One of the significant news stories of the week is yesterday’s announcement of G/O Media’s acquisition of Quartz, the digital-content brand that looks at business through an international lens.
The acquisition is the first addition to G/O Media since the company was formed in April 2019. It adds Quartz to a stable of well-known brands, some of which have a powerful legacy for innovation and edgy, top-notch journalism. Among them: Deadspin, Gizmodo, Jalopnik, Jezebel, Kotaku, Lifehacker, The Root, and The Onion, as well as The A.V. Club.
And Quartz itself has a strong pedigree, having been launched with a significant amount of fanfare by Atlantic Media in 2012.
Terms of this most recent transaction were not disclosed, but Atlantic Media sold Quartz in 2018 to the Japanese company Uzabase for $86 million.
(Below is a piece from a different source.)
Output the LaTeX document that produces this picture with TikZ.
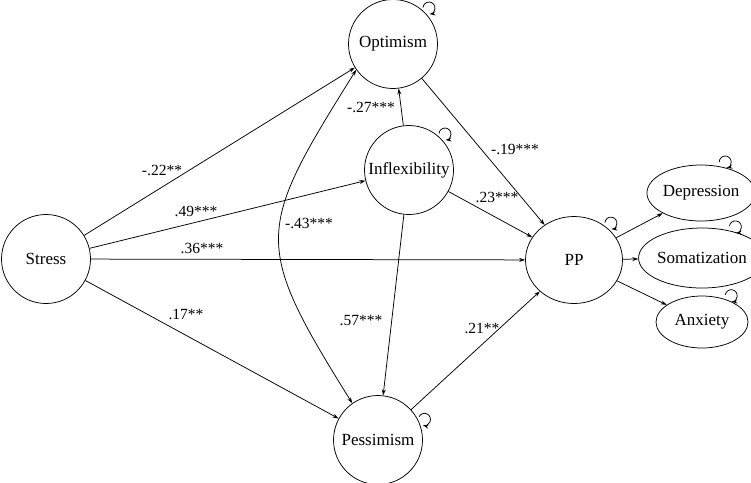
\documentclass[tikz,border=0pt]{standalone}
\usepackage{fontspec}
\setmainfont{Liberation Serif}
\usetikzlibrary{arrows.meta,calc,shapes.geometric}

% small self loop on the border of a node: node, angle
\newcommand{\selfloop}[2]{%
  \draw[arr] ($(#1.#2)+(#2:6pt)+(#2+130:6pt)$) arc[start angle=#2+130, end angle=#2-130, radius=6pt];}

\begin{document}
\begin{tikzpicture}[x=1pt,y=1pt,line width=0.75pt,font=\fontsize{15.5}{18}\selectfont,
    latent/.style={draw,circle,minimum size=89pt,inner sep=0,font=\fontsize{17}{20}\selectfont},
    manifest/.style={draw,ellipse,inner sep=0,font=\fontsize{17}{20}\selectfont},
    arr/.style={-{Stealth[length=6pt,width=4pt]}},
    coef/.style={inner sep=1pt}]
  \useasboundingbox (0,0) rectangle (751,-482);
        \node[latent] (stress) at (46,-259) {Stress};
        \node[latent] (opt) at (393,-44) {Optimism};
        \node[latent] (inf) at (409,-170) {Inflexibility};
        \node[latent] (pes) at (378,-440) {Pessimism};
        \node[manifest,minimum width=97pt,minimum height=87pt] (pp) at (574,-260) {PP};
        \node[manifest,minimum width=95pt,minimum height=56pt] (dep) at (701,-193) {Depression};
        \node[manifest,minimum width=94pt,minimum height=60pt] (som) at (702,-258) {Somatization};
        \node[manifest,minimum width=92pt,minimum height=52pt] (anx) at (702,-322) {Anxiety};
        \draw[arr] (stress) -- (opt);
        \draw[arr] (stress) -- (inf);
        \draw[arr] (stress) -- (pp);
        \draw[arr] (stress) -- (pes);
        \draw[arr] (inf) -- (opt);
        \draw[arr] (inf) -- (pes);
        \draw[arr] (opt) -- (pp);
        \draw[arr] (inf) -- (pp);
        \draw[arr] (pes) -- (pp);
        \draw[arr] (pp) -- (dep);
        \draw[arr] (pp) -- (som);
        \draw[arr] (pp) -- (anx);
        \draw[{Stealth[length=6pt,width=4pt]}-{Stealth[length=6pt,width=4pt]}] (opt.215) to[out=238,in=122,looseness=1.45] (pes.125);
        \node[coef] (c1) at (162,-170) {-.22**};
        \node[coef] (c2) at (196,-211) {.49***};
        \node[coef] (c3) at (202,-248) {.36***};
        \node[coef] (c4) at (186,-314) {.17**};
        \node[coef] (c5) at (371,-107) {-.27***};
        \node[coef] (c6) at (309,-223) {-.43***};
        \node[coef] (c7) at (515,-149) {-.19***};
        \node[coef] (c8) at (497,-197) {.23***};
        \node[coef] (c9) at (361,-321) {.57***};
        \node[coef] (c10) at (482,-328) {.21**};
        \selfloop{opt}{45}
        \selfloop{inf}{45}
        \selfloop{pp}{45}
        \selfloop{pes}{24}
        \selfloop{dep}{52}
        \selfloop{som}{43}
        \selfloop{anx}{42}
      \end{tikzpicture}
\end{document}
In 2020, just over two years later, Uzabase sold Quartz to its co-founder and CEO, Zach Seward.
“The digital business news space is an area ripe for investment and synergies with our other G/O Media sites," G/O Media CEO Jim Spanfeller said in a press release on Thursday. "Quartz’s commitment to quality and mission-driven journalism embodies the values espoused in all of our brands, and I look forward to working with the talented Quartz team to grow the business to new levels of success.”
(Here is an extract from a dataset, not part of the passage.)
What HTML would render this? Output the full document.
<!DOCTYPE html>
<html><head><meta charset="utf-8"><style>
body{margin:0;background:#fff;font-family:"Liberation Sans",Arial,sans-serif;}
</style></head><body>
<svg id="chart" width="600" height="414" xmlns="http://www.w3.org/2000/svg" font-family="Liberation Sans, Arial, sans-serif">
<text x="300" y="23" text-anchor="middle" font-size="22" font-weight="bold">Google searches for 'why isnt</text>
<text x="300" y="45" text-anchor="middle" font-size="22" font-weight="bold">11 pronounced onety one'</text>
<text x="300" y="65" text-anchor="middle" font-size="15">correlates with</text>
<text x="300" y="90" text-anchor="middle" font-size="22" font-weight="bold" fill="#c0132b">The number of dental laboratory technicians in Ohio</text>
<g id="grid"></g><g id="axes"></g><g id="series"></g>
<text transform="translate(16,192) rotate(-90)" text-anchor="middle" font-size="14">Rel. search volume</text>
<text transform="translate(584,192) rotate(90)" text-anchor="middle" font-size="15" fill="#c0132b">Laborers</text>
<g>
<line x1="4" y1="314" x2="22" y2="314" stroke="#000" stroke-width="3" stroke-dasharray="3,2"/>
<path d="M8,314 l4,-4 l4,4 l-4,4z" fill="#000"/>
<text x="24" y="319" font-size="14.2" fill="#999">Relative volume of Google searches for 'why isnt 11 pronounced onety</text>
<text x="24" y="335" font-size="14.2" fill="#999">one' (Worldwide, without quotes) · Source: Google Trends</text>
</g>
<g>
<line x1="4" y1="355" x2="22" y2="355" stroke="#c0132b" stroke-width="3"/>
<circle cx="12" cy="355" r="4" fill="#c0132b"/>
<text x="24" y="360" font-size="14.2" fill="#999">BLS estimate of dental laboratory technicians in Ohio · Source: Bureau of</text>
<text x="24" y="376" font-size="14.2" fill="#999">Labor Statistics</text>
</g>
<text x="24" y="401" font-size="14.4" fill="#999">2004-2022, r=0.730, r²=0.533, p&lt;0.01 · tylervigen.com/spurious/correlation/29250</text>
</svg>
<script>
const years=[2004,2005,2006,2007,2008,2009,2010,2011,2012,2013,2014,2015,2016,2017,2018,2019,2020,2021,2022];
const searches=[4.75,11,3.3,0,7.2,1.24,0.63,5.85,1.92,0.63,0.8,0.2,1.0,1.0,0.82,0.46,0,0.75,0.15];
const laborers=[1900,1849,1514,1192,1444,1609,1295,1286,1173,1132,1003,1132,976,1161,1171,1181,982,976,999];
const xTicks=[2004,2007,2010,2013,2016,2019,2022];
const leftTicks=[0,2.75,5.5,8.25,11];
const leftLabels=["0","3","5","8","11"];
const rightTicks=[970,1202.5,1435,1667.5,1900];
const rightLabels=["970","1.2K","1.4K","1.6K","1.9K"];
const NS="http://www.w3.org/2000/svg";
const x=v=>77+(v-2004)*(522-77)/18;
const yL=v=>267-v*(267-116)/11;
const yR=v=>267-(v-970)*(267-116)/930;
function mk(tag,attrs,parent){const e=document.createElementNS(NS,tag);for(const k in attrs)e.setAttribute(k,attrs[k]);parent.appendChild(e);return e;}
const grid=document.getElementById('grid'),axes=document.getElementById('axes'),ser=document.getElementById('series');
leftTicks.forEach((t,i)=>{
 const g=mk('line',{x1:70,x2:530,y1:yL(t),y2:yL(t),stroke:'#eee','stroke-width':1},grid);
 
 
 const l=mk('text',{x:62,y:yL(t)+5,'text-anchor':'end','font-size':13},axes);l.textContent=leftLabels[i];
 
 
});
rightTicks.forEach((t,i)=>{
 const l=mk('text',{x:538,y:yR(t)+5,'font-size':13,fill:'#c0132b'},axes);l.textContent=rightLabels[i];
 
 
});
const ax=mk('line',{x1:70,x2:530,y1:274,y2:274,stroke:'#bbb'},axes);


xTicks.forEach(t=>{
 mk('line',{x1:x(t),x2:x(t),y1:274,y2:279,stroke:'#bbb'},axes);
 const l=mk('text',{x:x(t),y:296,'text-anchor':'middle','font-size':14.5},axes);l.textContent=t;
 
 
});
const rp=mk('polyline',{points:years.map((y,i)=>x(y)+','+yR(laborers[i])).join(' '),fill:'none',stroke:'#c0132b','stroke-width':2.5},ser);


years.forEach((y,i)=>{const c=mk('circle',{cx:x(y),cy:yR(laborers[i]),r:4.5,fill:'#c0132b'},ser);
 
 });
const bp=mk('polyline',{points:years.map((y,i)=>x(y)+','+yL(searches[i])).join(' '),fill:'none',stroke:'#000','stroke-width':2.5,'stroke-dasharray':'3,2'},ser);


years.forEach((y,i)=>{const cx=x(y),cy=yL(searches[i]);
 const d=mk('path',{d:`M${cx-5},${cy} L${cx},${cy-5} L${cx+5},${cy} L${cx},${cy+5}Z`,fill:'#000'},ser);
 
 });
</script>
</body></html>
Seward will join G/O Media as general manager and editor in chief of Quartz after the deal closes. Katherine Bell, Quartz’s editor in chief since January 2020, will continue as an advisor to Quartz.
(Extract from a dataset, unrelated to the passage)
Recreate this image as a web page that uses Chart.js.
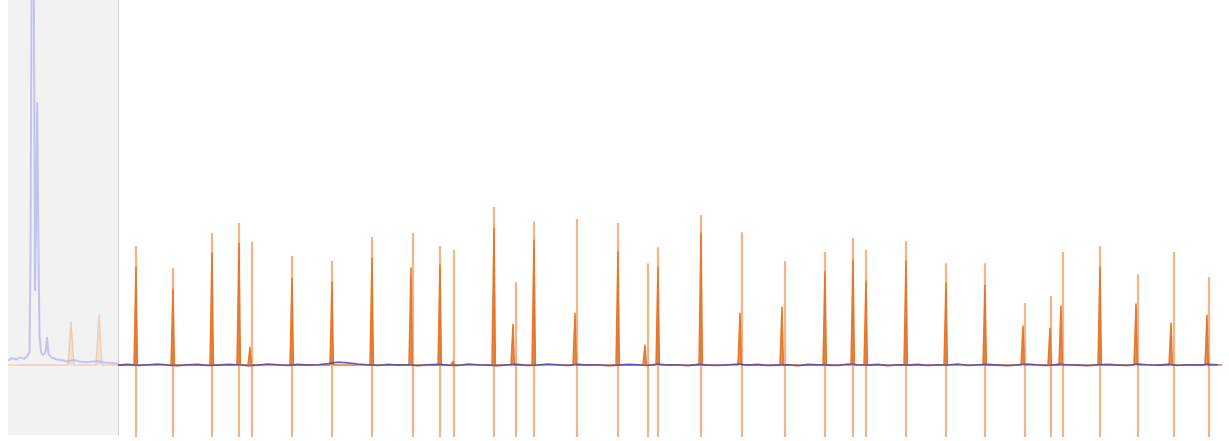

"We’ll be able to serve readers in new ways and continue to grow the advertising and membership revenue that supports Quartz’s vital work," Seward said. "I am particularly proud that there are no layoffs connected to the acquisition, nor planned once we integrate. This is a plan for long-term growth.”
But Quartz has a difficult recent track record. It’s pivoted from advertising to subscriptions over the course of its 10-year life, and revenue has declined. The Wall Street Journalreported in late 2020 that for the first half of that year, Uzabase announced overall revenue for Quartz had fallen to $5 million from $11.6 million in the same period the year before. In 2019, revenue also fell, the Journal said, a 22% drop for the full year to $27 million. And Quartz eliminated about 80 positions in 2020.
It wasn’t profitable in 2019 and in the first half of 2020. Earlier this month, the brand announced it was dropping its paywall, which was introduced in 2019 and offered the brand to subscribers for $99.99 annually.
But this recent sale of Quartz—combined with its challenging history—may be of particular interest to Justin Smith, the former president of Atlantic Media, who launched Quartz in 2012 while he was with that company.
Now Justin Smith, most recently CEO of Bloomberg Media, along with the former New York Times journalist Ben Smith, is in the process of launching an international media brand called Semafor. The mission? It’s not dissimilar to Quartz' in 2012. Semafor will be a digital-content brand that looks at news through an international lens, with local journalism across many countries.